「観客動員力を持つトップクラスの俳優に支払うべき正当な対価。非難されることではない」
「劣悪な韓国映画の制作環境や現場スタッフの処遇を無視した利己的な出演料収奪だ」
韓国でトップクラスの映画俳優に支払われる出演料がこの1年間に20‐30%も急増したことをめぐり、映画界の周辺で論争が巻き起こっている。
先月公開された韓国映画の主演男優Aさんは出演料として6億5000万ウォン(約4500万円)を受け取った。Aさんの昨年のギャラは約5億ウォン(約3500万円)だったため、1年で20%アップしたというわけだ。業界では、この映画を制作するのに30億ウォン(約2億1000万円)かかったのに対し「総制作費の20%を男優1人が出演料として受け取るのは問題だ」という声が上がっている。この作品は映画評論家の間で高く評価され、興行的にもヒットしたため「彼でなければこの役をこなせる俳優はいない。高額のギャラはそれにふさわしい対価だ」という擁護論も出ており、論争が収まる気配はない。
Aさんのケースのように、超トップクラスの俳優たちの出演料が天井知らずに上昇を続けている。ある中堅映画制作会社の代表は「2010年ごろまでギャラが5億ウォンだった俳優でも、最近は6億ウォン(約4200万円)以上受け取っている」と話す。「8という数字(8億ウォン=約5600万円)が書かれた出演契約書にサインしたことがある」という制作会社代表もいる。こうした流れを受け、Aクラスのスターや名脇役として知られる俳優たちの出演料もアップしている。ある映画投資・配給会社の関係者は「2億ウォン(約1400万円)弱の仕事でも引き受けていた俳優たちが、今ではギャラがプラス5000万ウォン(約350万円)くらいになった」と話す。また、ある制作会社では「テレビドラマ1本か2本で人気が出た新人まで億単位の出演料を要求するのが実情」と訴えた。最近ドラマでブレークした新人俳優Cさんは3億5000万ウォン(約2400万円)、大手芸能プロダクションに所属するアイドルグループのメンバーは3億ウォン(約2100万円)を要求してきたという。
映画界関係者は「高額なギャラ自体が問題というよりも、限られた映画制作費の中で出演料の割合が高くなると、高度な技術や装備といった映画制作費の別の部分が削られ、映画の質が低下するといった状況を余儀なくされることが問題」と語った。映画投資会社の代表は「高額なギャラで直接打撃を受けるのは制作費20‐30億ウォン(約1億4000‐2億1000万円)程度の中小規模映画。俳優1人の出演料が制作費の20%以上を占めるのは正常な構造でない」と説明する。韓国映画制作者協会の幹部は「2005年以降、韓国映画1本当たりの制作コストは10‐20%減った。その一方で俳優の出演料は逆に増えているため、スタッフの人件費が削られるなど、映画の撮影環境は悪化せざるを得ない」とつらい現状を訴えた。映画産業労働組合の昨年の発表によると、映画の現場スタッフの平均年収は630万ウォン(約44万円)とのことだ。

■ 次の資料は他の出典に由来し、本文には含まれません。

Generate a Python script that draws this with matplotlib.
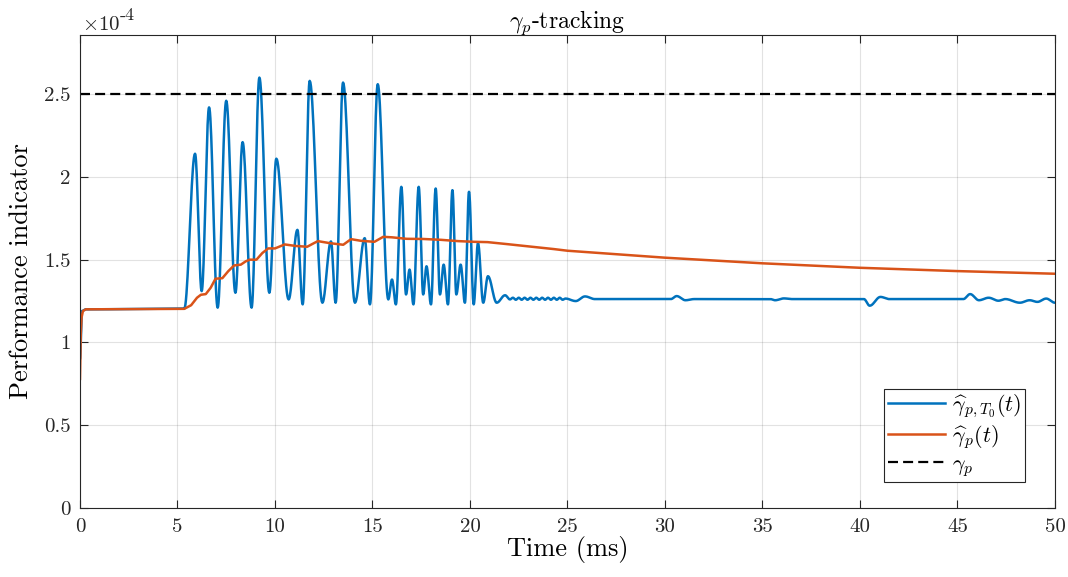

その一方で「俳優が受け取る高額のギャラは道徳的に判断すべき問題ではない」という声も少なくない。ある芸能プロダクション関係者は「演技力でも知名度でも、映画に『あの俳優が出演するから』というだけで観客が集まることもある。俳優の出演料は『言われるがままに支払うもの』ではなく、市場経済の原理に基づいて決まるもの」と言い切った。